NEWS
Investigators in nine states looking for man sending lewd letters to young girls
Ryan Calhoun
News 12 at 11 o'clock, November 18, 2009
EVANS, Ga. --- Investigators in nine different states, including Georgia and South Carolina, are looking for an older man sending sexually explicit letters to young girls.
Phoenix, Arizona investigators tell News 12 he's been doing it for nearly a decade, sending sexually suggestive letters postmarked in Phoenix all over the country, even as close as Evans, Ga.
Authorities said they have exhausted all efforts to find him, including DNA tests on some of the letters. Now they're looking for help from the public.
The letter-writer seems to mainly be focusing on girls in a bathing suit, dance outfits or gymnasts, which comes as a shock to parents like Jessica Dizon from Evans.
"Creepy," she said. "It's shocking and it makes me more uncomfortable to have two young girls."
Jessica's daughters are both gymnasts at Hayden's International Academy gym in Evans, and she said they love gymnastics.
"It's good, it's really good for them," she said. "So to have something like this kind of taint it, it's upsetting."
Investigators say in many of the cases the man gets a look at them in the newspaper and tracks them down before heading to the post office and sending them the letters.
Cassie Hayden is a coach at the gym in Evans.
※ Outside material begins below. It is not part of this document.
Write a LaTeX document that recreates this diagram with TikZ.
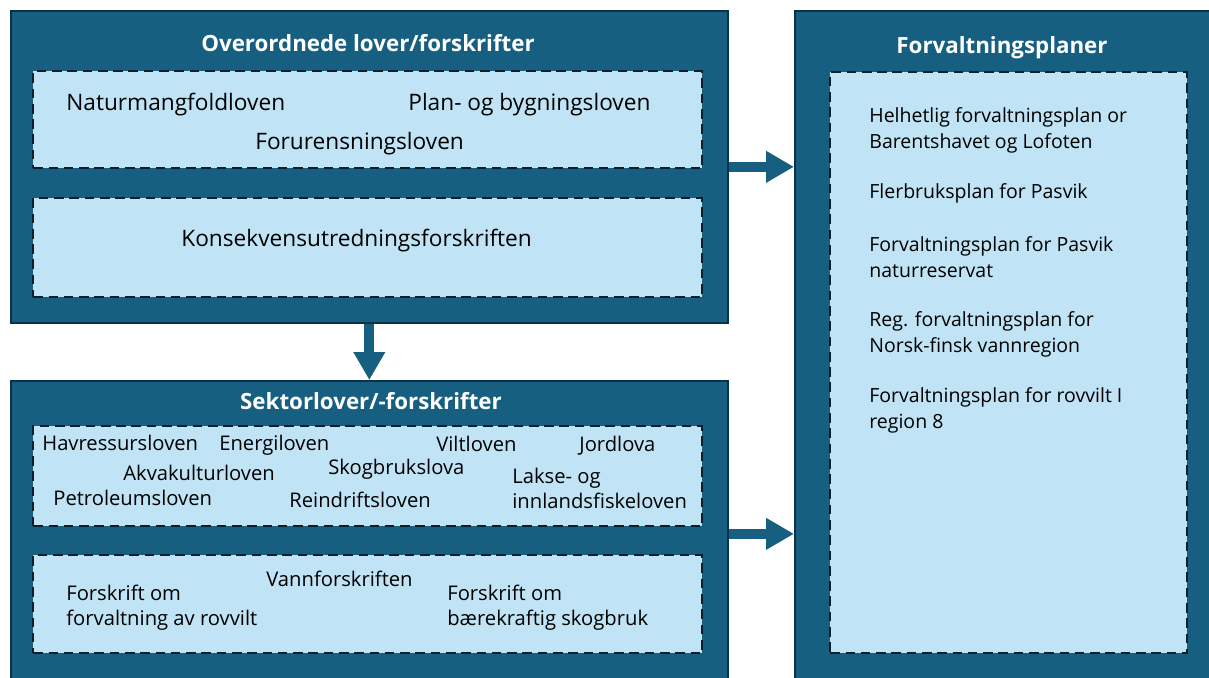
\documentclass[tikz,border=0pt]{standalone}
\usepackage{fontspec}
\setmainfont{Open Sans}
\usetikzlibrary{arrows.meta}
\definecolor{boxblue}{RGB}{22,95,129}
\definecolor{boxedge}{RGB}{12,50,70}
\definecolor{paneblue}{RGB}{192,228,245}
\definecolor{dashink}{RGB}{10,30,45}
\tikzset{
  outerbox/.style={draw=boxedge, fill=boxblue, line width=1pt, anchor=north west, inner sep=0pt},
  pane/.style={draw=dashink, fill=paneblue, line width=1.4pt, dash pattern=on 5.5pt off 3.2pt, anchor=north west, inner sep=0pt},
  boxtitle/.style={text=white, inner sep=0pt, font=\bfseries\fontsize{12.7}{15}\selectfont},
  bigtext/.style={anchor=west, inner sep=0pt, font=\fontsize{12.9}{15}\selectfont},
  lawtext/.style={anchor=west, inner sep=0pt, align=left, font=\fontsize{11.5}{14.2}\selectfont},
  plantext/.style={anchor=west, inner sep=0pt, align=left, font=\fontsize{11.1}{14.8}\selectfont},
  blockarrow/.style={draw=boxblue, line width=0.2cm, -{Triangle[width=0.6cm,length=0.56cm]}}
}
\begin{document}
\begin{tikzpicture}[x=0.02cm,y=-0.02cm]
  \useasboundingbox (0,0) rectangle (1209,677);
  % outer boxes
  \node[outerbox, minimum width=14.34cm, minimum height=6.24cm] (topbox) at (10,10) {};
  \node[outerbox, minimum width=14.34cm, minimum height=6.12cm] (sektorbox) at (10,380) {};
  \node[outerbox, minimum width=8.6cm, minimum height=13.52cm] (planbox) at (794,10) {};
  % dashed panes
  \node[pane, minimum width=13.38cm, minimum height=1.94cm] (lovpane) at (32,70) {};
  \node[pane, minimum width=13.38cm, minimum height=1.98cm] (kupane) at (32,197) {};
  \node[pane, minimum width=13.38cm, minimum height=2.0cm] (sektorpane) at (32,425) {};
  \node[pane, minimum width=13.38cm, minimum height=1.96cm] (forskriftpane) at (32,554) {};
  \node[pane, minimum width=7.14cm, minimum height=11.62cm] (planpane) at (829,71) {};
  % titles
  \node[boxtitle] (toptitle) at (368,43) {Overordnede lover/forskrifter};
  \node[boxtitle] (sektortitle) at (371,401) {Sektorlover/-forskrifter};
  \node[boxtitle] (plantitle) at (1002,48) {Forvaltningsplaner};
  % overordnede lover
  \node[bigtext] (naturmangfold) at (66,105) {Naturmangfoldloven};
  \node[bigtext] (pbl) at (408,105) {Plan- og bygningsloven};
  \node[bigtext] (forurensning) at (255,144) {Forurensningsloven};
  \node[bigtext] (kuforskrift) at (181,241) {Konsekvensutredningsforskriften};
  % sektorlover
  \node[lawtext] (havressurs) at (42,443) {Havressursloven};
  \node[lawtext] (energi) at (219,445) {Energiloven};
  \node[lawtext] (vilt) at (436,444) {Viltloven};
  \node[lawtext] (jord) at (579,446) {Jordlova};
  \node[lawtext] (akvakultur) at (123,473) {Akvakulturloven};
  \node[lawtext] (skogbruk) at (328,469) {Skogbrukslova};
  \node[lawtext] (lakse) at (512,488) {Lakse- og\\innlandsfiskeloven};
  \node[lawtext] (petroleum) at (53,498) {Petroleumsloven};
  \node[lawtext] (reindrift) at (289,500) {Reindriftsloven};
  % forskrifter
  \node[lawtext] (vannforskrift) at (266,579) {Vannforskriften};
  \node[lawtext] (rovviltforskrift) at (66,608) {Forskrift om\\forvaltning av rovvilt};
  \node[lawtext] (skogforskrift) at (447,608) {Forskrift om\\bærekraftig skogbruk};
  % forvaltningsplaner
  \node[plantext] (helhetlig) at (869,130) {Helhetlig forvaltningsplan or\\Barentshavet og Lofoten};
  \node[plantext] (flerbruk) at (869,193) {Flerbruksplan for Pasvik};
  \node[plantext] (pasvikplan) at (869,257) {Forvaltningsplan for Pasvik\\naturreservat};
  \node[plantext] (vannregion) at (869,334) {Reg. forvaltningsplan for\\Norsk-finsk vannregion};
  \node[plantext] (rovviltplan) at (869,410) {Forvaltningsplan for rovvilt I\\region 8};
  % arrows
  \draw[blockarrow] (topbox.south) -- (sektorbox.north);
  \draw[blockarrow] (topbox.east) -- (topbox.east -| planbox.west);
  \draw[blockarrow] (sektorbox.east) -- (sektorbox.east -| planbox.west);
\end{tikzpicture}
\end{document}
She says she hasn't heard of anything going on at their gym but is shocked to hear about the man on the loose.
"I think that's horrible," she said. "It's an achievement for a young child to be in a paper, especially their parents."
Evans was one of the cities that reported receiving a letter, authorities said. The letters started being sent in 1999 and since then approximately 80 of them were sent from coast to coast.
Nine different states, including Georgia, New York, California, South Carolina, Florida, New Jersey, Kansas, Texas and mainly Arizona.
In the two to four page letters he calls the girls names, such as "kiddo" and "lovebud", graphically talking about his desires, authorities tell News 12.
"If it was one area that's the only area that would have to worry about it right now," Hayden said. "But since he's doing it to several areas that puts more people on alert."
Because of this man Hayden is afraid people will be afraid to have their kids in the paper for their accomplishments, which is exactly what's going through Dizon's mind, who wants this guy caught.
"It's just becoming more and more common, hearing these stories on the news," Dizon said. "I mean, what do you do?"
Authorities believe he's the age of a Grandfather and say these letters are written very well and if he makes a grammatical error he corrects them in pen on the page.
If you have any information on the case please call local authorities and report it.